UK Export Finance (UKEF) is finalising the details of the deal, which will take the form of guarantees on bank lending. In the last five years, UKEF has provided Saudi Aramco with nearly £500mn in support of UK exports, notably for the Sadara chemicals project.

A government spokesperson tells GTR: “We will be providing Saudi Aramco with support in the form of credit guarantees to procure from the UK. This builds on previous support for UK exports as part of Saudi Aramco joint venture projects.”

The new deal is not on the back of any projects but will act as a general line of credit to support Aramco’s plans for development and diversification of its operations.

“In the coming months UKEF will be running a series of exporter events to help connect UK suppliers with Aramco to fully realise the mutual benefits of this support,” adds the spokesperson.

Timing of the loan has seen many market commentators raise eyebrows, as the Saudi oil company is in the midst of deciding on which stock exchange it will sell a 5% share in its business.

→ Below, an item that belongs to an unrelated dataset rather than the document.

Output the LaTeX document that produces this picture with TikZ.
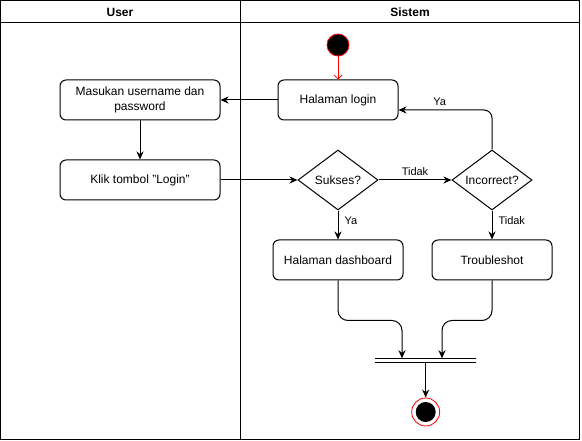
\documentclass[tikz,border=0pt]{standalone}
\usepackage{fontspec}
\setmainfont{Liberation Sans}
\usetikzlibrary{arrows.meta,shapes.geometric}
\tikzset{every path/.style={line width=1pt}}
\tikzset{
  act/.style={draw,rounded corners=6pt,minimum width=160pt,minimum height=40pt,
    align=center,inner sep=2pt,font=\fontsize{12}{15}\selectfont},
  dec/.style={draw,diamond,aspect=1.333,inner sep=0pt,minimum width=80pt,
    minimum height=60pt,font=\fontsize{12}{15}\selectfont},
  lbl/.style={font=\fontsize{11}{13}\selectfont,inner sep=1pt},
  head/.style={font=\bfseries\fontsize{12}{15}\selectfont},
  arr/.style={-{Stealth[length=8pt,width=7pt,inset=2.5pt]}},
  startnode/.style={circle,draw=red,fill=black,line width=0.8pt,minimum size=22pt,inner sep=0pt},
  endnode/.style={circle,draw=red,fill=white,line width=0.8pt,minimum size=28pt,inner sep=0pt}
}

\begin{document}
\begin{tikzpicture}[x=1pt,y=-1pt]
\useasboundingbox (0,0) rectangle (582,441);
% lanes
\draw (0.5,0.5) rectangle (579.5,439.5);
\draw (0.5,23) -- (579.5,23);
\draw (240.5,0.5) -- (240.5,439.5);
\node[head] (laneuser) at (120,12.5) {User};
\node[head] (lanesistem) at (410,12.5) {Sistem};

\node[startnode] (mulai) at (338,45) {};
\node[act] (masuk) at (140,100) {Masukan username dan\\password};
\node[act] (klik) at (140,180) {Klik tombol "Login"};
\node[act,minimum width=120pt] (login) at (338,100) {Halaman login};
\node[dec] (sukses) at (338,180) {Sukses?};
\node[dec] (incor) at (492,180) {Incorrect?};
\node[act,minimum width=130pt] (dash) at (338,260) {Halaman dashboard};
\node[act,minimum width=120pt] (trouble) at (492,260) {Troubleshot};

% join bar
\coordinate (joinA) at (402,358.3);
\coordinate (joinB) at (442,358.3);
\coordinate (barbawah) at (425.7,362.3);
\draw (375,358.3) -- (475.5,358.3);
\draw (375,362.3) -- (475.5,362.3);
\node[endnode] (selesai) at (425.7,412) {};
\fill[black] (selesai) circle (10pt);

% flows
\draw[red,line width=0.8pt,-{Straight Barb[length=4pt,width=8pt]}] (mulai) -- (login);
\draw[arr] (login) -- (masuk);
\draw[arr] (masuk) -- (klik);
\draw[arr] (klik) -- (sukses);
\draw[arr] (sukses) -- node[lbl,above=3pt] {Tidak} (incor);
\draw[arr,rounded corners=8pt] (incor.north) |- node[lbl,pos=0.78,above=3pt] {Ya} ([yshift=-10pt]login.east);
\draw[arr] (sukses) -- node[lbl,pos=0.35,right=5pt] {Ya} (dash);
\draw[arr] (incor) -- node[lbl,pos=0.35,right=5pt] {Tidak} (trouble);
\draw[arr,rounded corners=10pt] (dash.south) -- ++(0,40) -| (joinA);
\draw[arr,rounded corners=10pt] (trouble.south) -- ++(0,40) -| (joinB);
\draw[arr] (barbawah) -- (selesai);
\end{tikzpicture}
\end{document}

The country is pursuing an ambitious economic reform agenda as it seeks to diversify its industries following the recent volatility in the oil market.

The UK, US, Japan and China are also pushing for their own exchanges to be considered.

UK Prime Minister Theresa May and London Stock Exchange CEO, Xavier Rolet, both travelled to Saudi Arabia earlier in the year to discuss the flotation as well as other trade opportunities.

Meanwhile, US President Donald Trump tweeted the US “would very much appreciate Saud Arabia doing their IPO of Aramco with the New York Stock Exchange”.

Former UK treasury official Nicholas Macpherson tweeted that the loan is “a further lurch in descent to mercantilism”, by the UK.

The UKEF has also been criticised for its heavy lending to the fossil fuel sector despite signing up to the Equator Principles, a global framework aiming to promote sustainable project financing.

Last year, a majority of UKEF’s projects supported fossil fuels sectors, leading to criticism that the organisation’s support was not in line with its commitment on climate policy and a greener future. In an exclusive interview with GTR, international trade minister Greg Hands said oil and gas remains an important sector where the UK has strong expertise, and that UKEF support for this sector is fully consistent with its application of the Equator Principles.